After going through the relevant provisions under I & B Code, 2016 and cited judgment as discussed in the above-mentioned paragraphs, in the present appeal, the 2nd Respondent (Corporate Debtor) has clearly acknowledged the supply of 16130 AMR modems and installation of 2945 modems that have been installed and are integrated with the servers and being used in ‘TANGEDCO’. The Appellate Tribunal further observed that the 2nd Respondent (Corporate Debtor) has also acknowledged payment already made the 40% of the cost i.e Rs. 2,50,52,800/ out of Rs.6,26,32,001/- and another Rs 22,85,641/-on installation of 2945 modems. This itself proves the existence of remaining unpaid dues. Hence, it is clear that there exists debt which was due and was not paid by the 2nd Respondent (Corporate Debtor) to the 1st Respondent (Operational Creditor).
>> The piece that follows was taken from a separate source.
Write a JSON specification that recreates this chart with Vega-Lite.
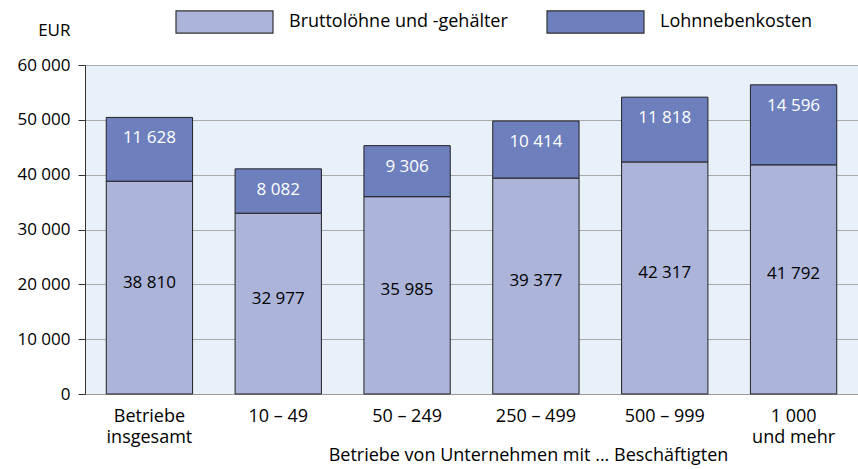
{
  "$schema": "https://vega.github.io/schema/vega-lite/v6.json",
  "autosize": {"type": "none"},
  "padding": {"left": 85, "top": 65, "right": 0, "bottom": 75},
  "width": 773,
  "height": 329,
  "background": "white",
  "config": {
    "font": "Open Sans",
    "view": {"fill": "#e8f0fa", "stroke": null},
    "locale": {"number": {"decimal": ",", "thousands": " ", "grouping": [3], "currency": ["", " €"]}}
  },
  "data": {
    "values": [
      {"group": "Betriebe insgesamt", "type": "Bruttolöhne und -gehälter", "value": 38810},
      {"group": "Betriebe insgesamt", "type": "Lohnnebenkosten", "value": 11628},
      {"group": "10 – 49", "type": "Bruttolöhne und -gehälter", "value": 32977},
      {"group": "10 – 49", "type": "Lohnnebenkosten", "value": 8082},
      {"group": "50 – 249", "type": "Bruttolöhne und -gehälter", "value": 35985},
      {"group": "50 – 249", "type": "Lohnnebenkosten", "value": 9306},
      {"group": "250 – 499", "type": "Bruttolöhne und -gehälter", "value": 39377},
      {"group": "250 – 499", "type": "Lohnnebenkosten", "value": 10414},
      {"group": "500 – 999", "type": "Bruttolöhne und -gehälter", "value": 42317},
      {"group": "500 – 999", "type": "Lohnnebenkosten", "value": 11818},
      {"group": "1 000 und mehr", "type": "Bruttolöhne und -gehälter", "value": 41792},
      {"group": "1 000 und mehr", "type": "Lohnnebenkosten", "value": 14596}
    ]
  },
  "encoding": {
    "x": {
      "field": "group",
      "type": "nominal",
      "sort": null,
      "scale": {"paddingInner": 0.33, "paddingOuter": 0.165},
      "axis": {
        "title": "Betriebe von Unternehmen mit ... Beschäftigten",
        "titleFont": "Open Sans",
        "titleFontSize": 18,
        "titleFontWeight": "normal",
        "titleColor": "black",
        "titleX": 443,
        "titleY": 61,
        "titleBaseline": "middle",
        "labelAngle": 0,
        "labelFontSize": 18,
        "labelColor": "black",
        "labelPadding": 13,
        "labelLineHeight": 21,
        "labelExpr": "datum.value == 'Betriebe insgesamt' ? ['Betriebe', 'insgesamt'] : datum.value == '1 000 und mehr' ? ['1 000', 'und mehr'] : datum.value",
        "ticks": false,
        "domainColor": "#999999",
        "domainWidth": 1.2
      }
    }
  },
  "layer": [
    {
      "mark": {"type": "bar", "stroke": "#222222", "strokeWidth": 1},
      "encoding": {
        "y": {
          "field": "value",
          "type": "quantitative",
          "aggregate": "sum",
          "stack": "zero",
          "scale": {"domain": [0, 60000], "nice": false},
          "axis": {
            "title": "EUR",
            "titleAngle": 0,
            "titleAlign": "right",
            "titleBaseline": "middle",
            "titleX": -15,
            "titleY": -35,
            "titleFontSize": 17,
            "titleFontWeight": "normal",
            "titleColor": "black",
            "values": [0, 10000, 20000, 30000, 40000, 50000, 60000],
            "format": ",d",
            "labelFontSize": 17,
            "labelColor": "black",
            "labelPadding": 8,
            "tickSize": 7,
            "tickColor": "#333333",
            "domainColor": "#333333",
            "grid": true,
            "gridColor": "#aaaaaa",
            "gridWidth": 1.2
          }
        },
        "color": {
          "field": "type",
          "type": "nominal",
          "scale": {"domain": ["Bruttolöhne und -gehälter", "Lohnnebenkosten"], "range": ["#adb4da", "#6e7fbe"]},
          "legend": {
            "title": null,
            "orient": "none",
            "direction": "horizontal",
            "legendX": 90,
            "legendY": -93,
            "padding": 0,
            "symbolType": "M-1,-0.23L1,-0.23L1,0.23L-1,0.23Z",
            "symbolSize": 9409,
            "symbolStrokeColor": "#333333",
            "symbolStrokeWidth": 1.2,
            "symbolOpacity": 1,
            "labelFontSize": 18,
            "labelColor": "black",
            "labelLimit": 400,
            "labelOffset": 15,
            "columnPadding": 36
          }
        },
        "order": {"field": "type", "sort": "ascending"}
      }
    },
    {
      "transform": [{"filter": "datum.type == 'Bruttolöhne und -gehälter'"}],
      "mark": {"type": "text", "fontSize": 17, "baseline": "alphabetic", "color": "black"},
      "encoding": {
        "y": {"field": "value", "type": "quantitative", "scale": {"domain": [0, 120000], "nice": false}, "axis": null},
        "text": {"field": "value", "type": "quantitative", "format": ","}
      }
    },
    {
      "transform": [
        {"stack": "value", "groupby": ["group"], "sort": [{"field": "type", "order": "ascending"}], "as": ["y0", "y1"]},
        {"filter": "datum.type == 'Lohnnebenkosten'"}
      ],
      "mark": {"type": "text", "fontSize": 17, "baseline": "middle", "dy": 21, "color": "white"},
      "encoding": {
        "y": {"field": "y1", "type": "quantitative", "scale": {"domain": [0, 60000], "nice": false}, "axis": null},
        "text": {"field": "value", "type": "quantitative", "format": ","}
      }
    }
  ],
  "resolve": {"scale": {"y": "independent"}}
}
The Appellate Tribunal noted that no concrete evidence has been brought out or documentation has been produced to establish that there existed any pre-existing disputes between the parties. The Arbitration proceedings that the 2nd Respondent was trying to portray as a pending dispute are in fact not between the 2nd Respondent (Corporate Debtor) to the 1st Respondent (Operational Creditor) and were rather between the 2nd Respondent and his principal employer for the supply services i.e. ‘TANGEDCO’.
The claim of the ‘Appellant’ that the application filed by the 1st Respondent was not maintainable since the ‘Appellant’ assigned the debt to ‘TANGEDCO’ seems erroneous. The ‘Appellant’ claims that 2nd Respondent had issued the ‘NOC’ with regard to the pending payments, therefore the claims of the 1st Respondent lie only as against ‘TANGEDCO’ since the 1st Respondent has agreed to accept performance from a third party. However, while looking into details of the appeal and from the averments made before the Appellate Tribunal, it was seen that, though a ‘NOC’ was issued by the 2nd Respondent however they did not seek prior approval from ‘TANGEDCO’ that such payments would be made by ‘TANGEDCO’. Therefore, there did not exist any valid contract between the 2nd Respondent (Corporate Debtor) and ‘TANGEDCO’ stating that payment to the 1st Respondent (Operational Creditor) would be made by ‘TANGEDCO’. Therefore, in such a scenario the onus/ liability comes back to the 2nd Respondent (Corporate Debtor) to ensure that amounts were paid to the 1st Respondent (Operational Creditor), and as such all the claims made against the ‘2nd Respondent (Corporate Debtor) were valid.
Therefore, the Appellate Tribunal was of the considered opinion that there was no error in the impugned order passed by the Adjudicating Authority. The appeal was set aside and dismissed.